Typical values for Black- and Latino-owned homes still lag behind overall U.S. home values, but the gap continues to narrow, according to an industry report.
A new Zillow analysis shows homes owned by Black and Latino households are worth 16.2% and 10.2% less, respectively, than those of other U.S. homeowners.
The gaps, though, have closed by about four percentage points from their widest points following the Great Recession.
In the San Diego metropolitan area, Black-owned homes typically lag by 18.5% in value, while Latino-owned homes trail by 16%.
Riverside offered far narrower gaps. For Black families, home values fell off by just 1%, while values for Latino-owned homes dropped off by 4.5%.
While inequity in home values continues to persist, the data show them steadily, albeit slowly, converging. Since homeownership is the single largest driver of wealth for many households, the value and appreciation of a home can have a huge impact on a family’s prospects.
Before 2008’s Great Recession, prompted by the sub-prime mortgage crisis, the gap between Black-owned home values and all home values was about 15%. It grew to 20% by March 2014.
Similarly, Latino-owned homes saw a sizable gap in home values in May 2012 at 14% – two points larger than before the housing bubble.
Now, nearly a decade later, home values for Black- and Latinx-owned homes have returned to pre-bubble levels.
One reason for the wide gap is that the housing bust hit communities of color especially hard as subprime loans were targeted to take advantage of the most vulnerable communities.
After years of stagnation, growth in home values turned positive in the U.S. in August 2012, but it took an additional two years for Black and Latino homes to see this same change.
Zillow economist Treh Manhertz said that “the gap remains very large.” The pandemic could have presented a new hurdle, he said, but it hasn’t so far.
“With Black and brown communities and jobs hit disproportionately hard in the pandemic, there has been reason to worry another dip may be on the horizon that could slow or stop the progress,” Manhertz said. “However, this is not the case, as the same factors that widened the gap in the Great Recession are not surfacing this time.”

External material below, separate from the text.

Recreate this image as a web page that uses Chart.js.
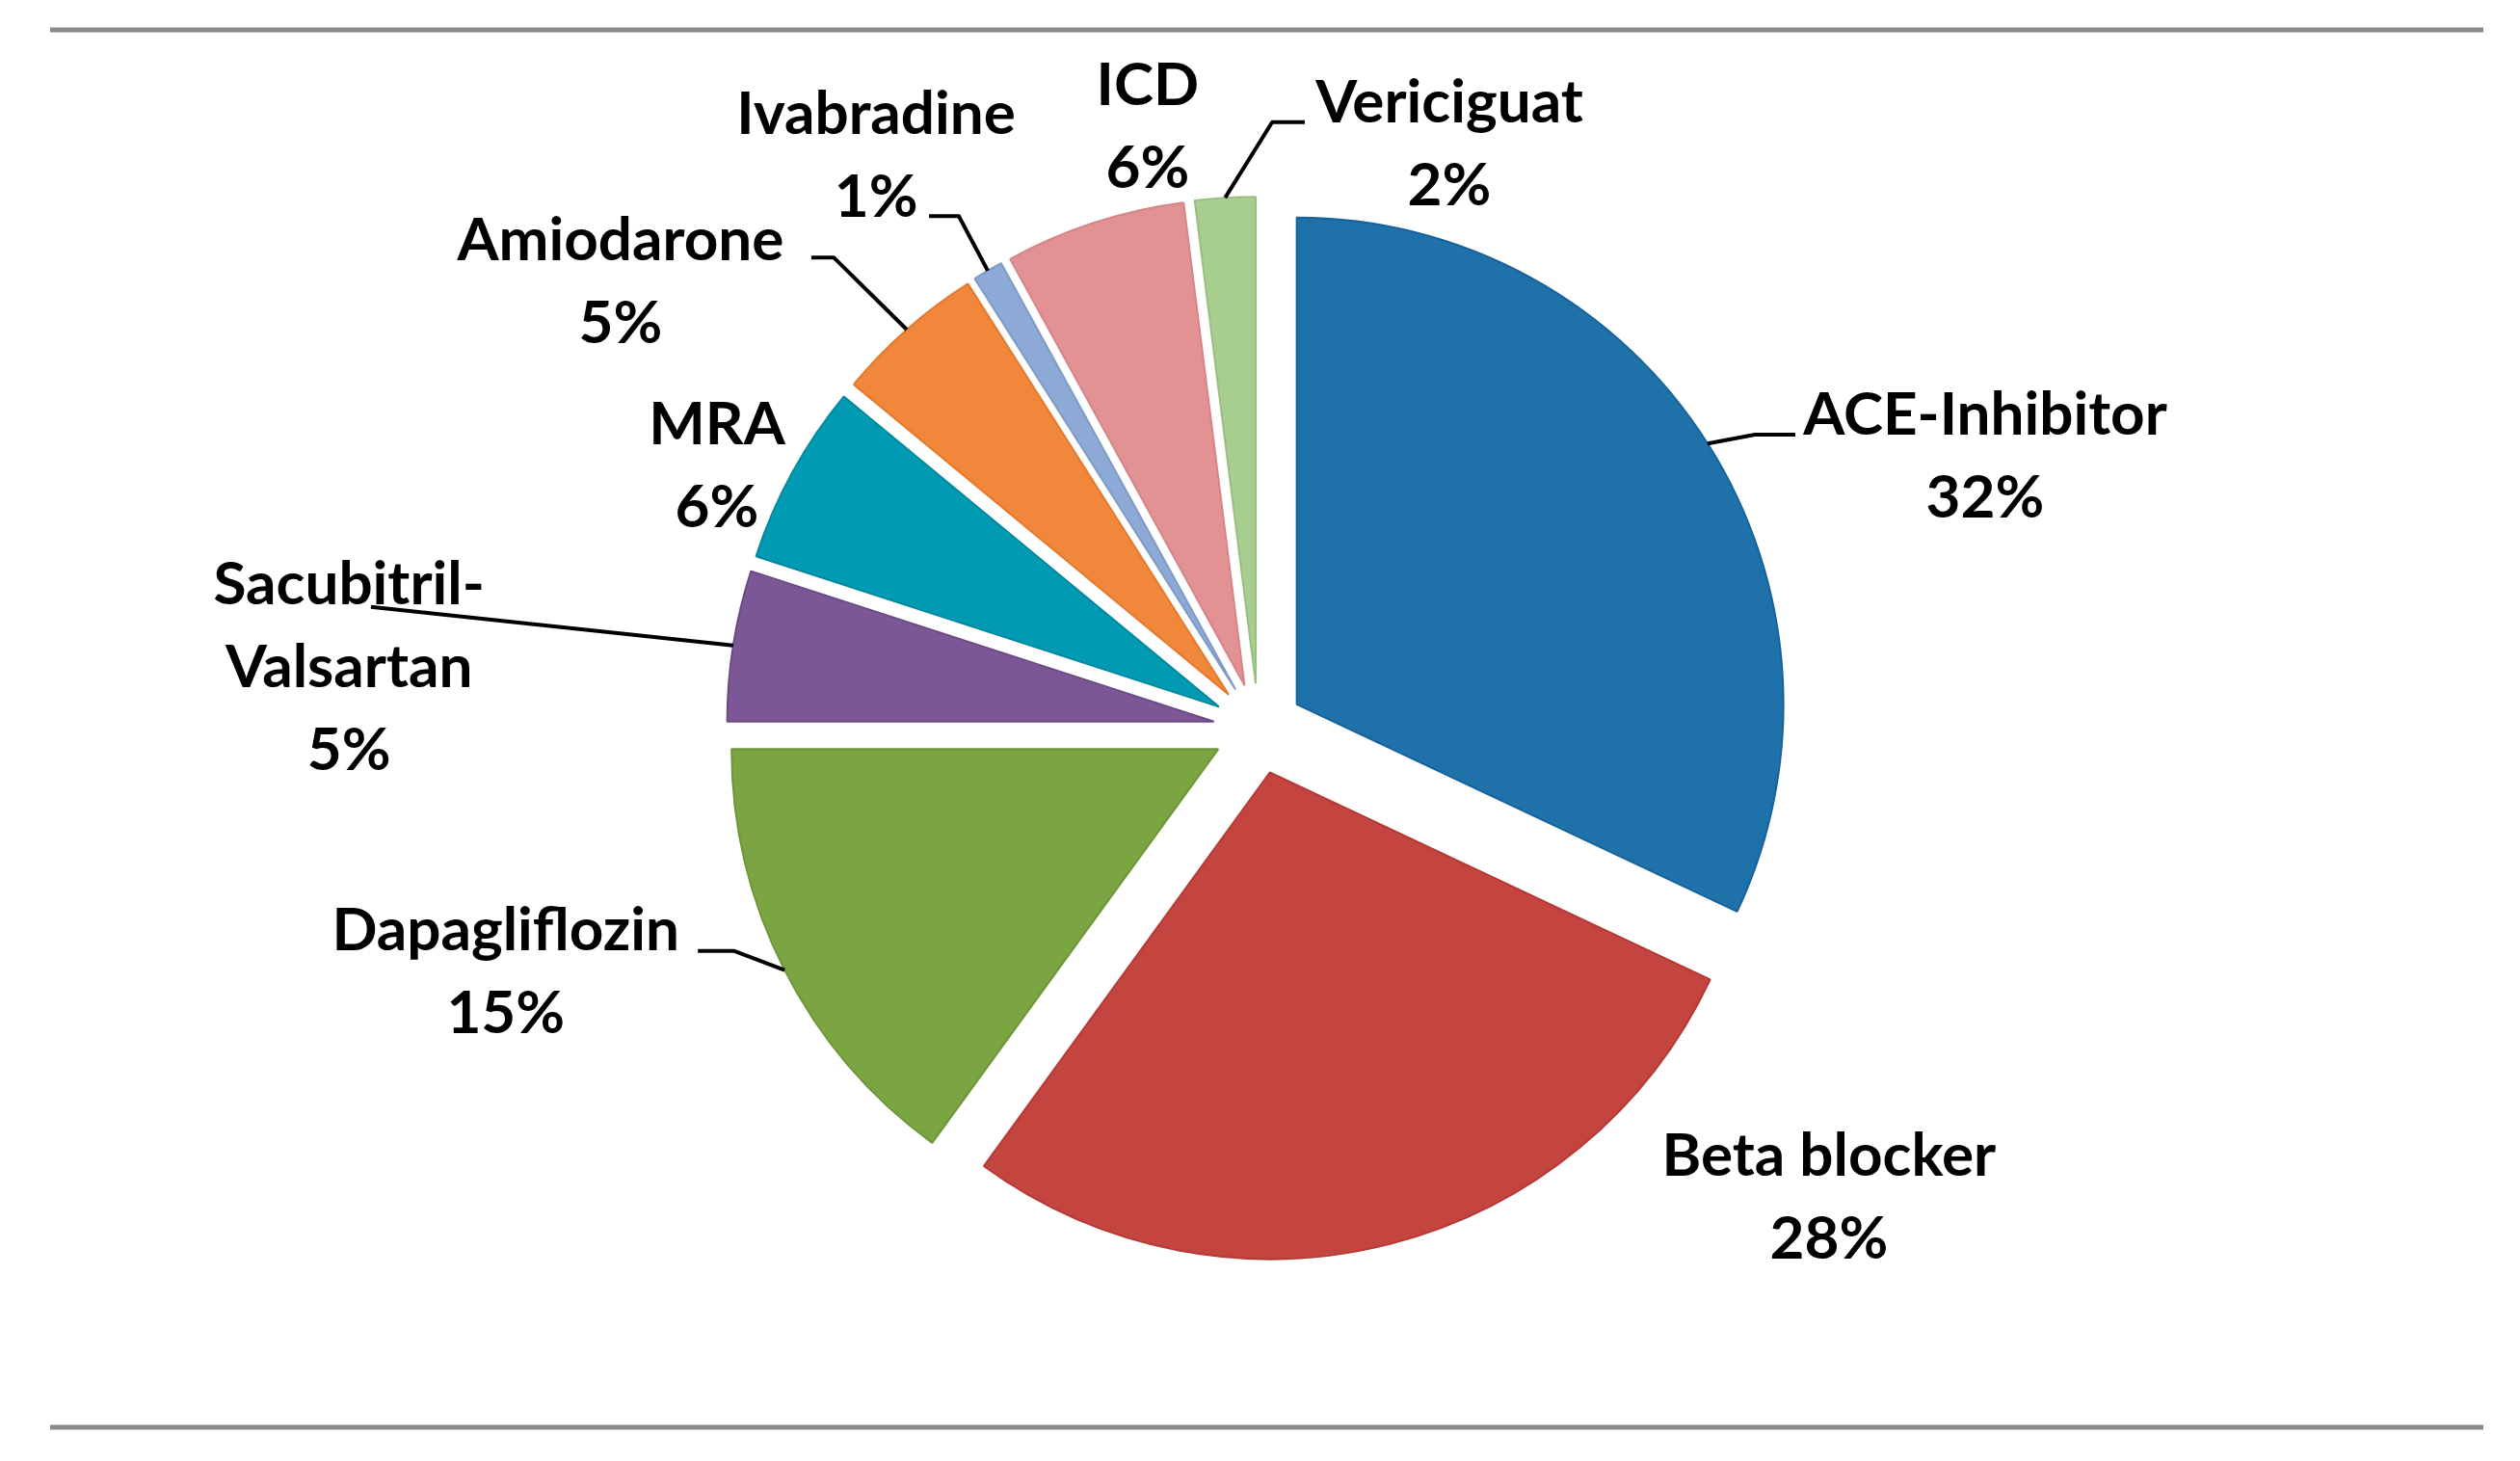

He attributed the sustained gains to rock-bottom rates on the most secure mortgages, extended forbearance programs and rising home prices. He warned though that policymakers should keep watch “to keep the progress going for communities of color.”
Home value inequality varies greatly in different regions of the U.S. In a selection of cities in the West, the value of Black-owned homes trailed in:
- Los Angeles, by 19%
- Las Vegas, by 3%
- Phoenix, 12.5%
- Sacramento, 7.5%
- San Francisco, by 22%
- San Jose, by 9%
Meanwhile, in the same cities, the value of Latino-owned homes lagged in:
- Los Angeles, by 24%
- Las Vegas, by 10%
- Phoenix, 19%
- Sacramento, 6%
- San Francisco, 19%
- San Jose, by 23%
The most unequal metro area for Black communities was Detroit (46% value gap), while for Latinos it was Pittsburgh (28%).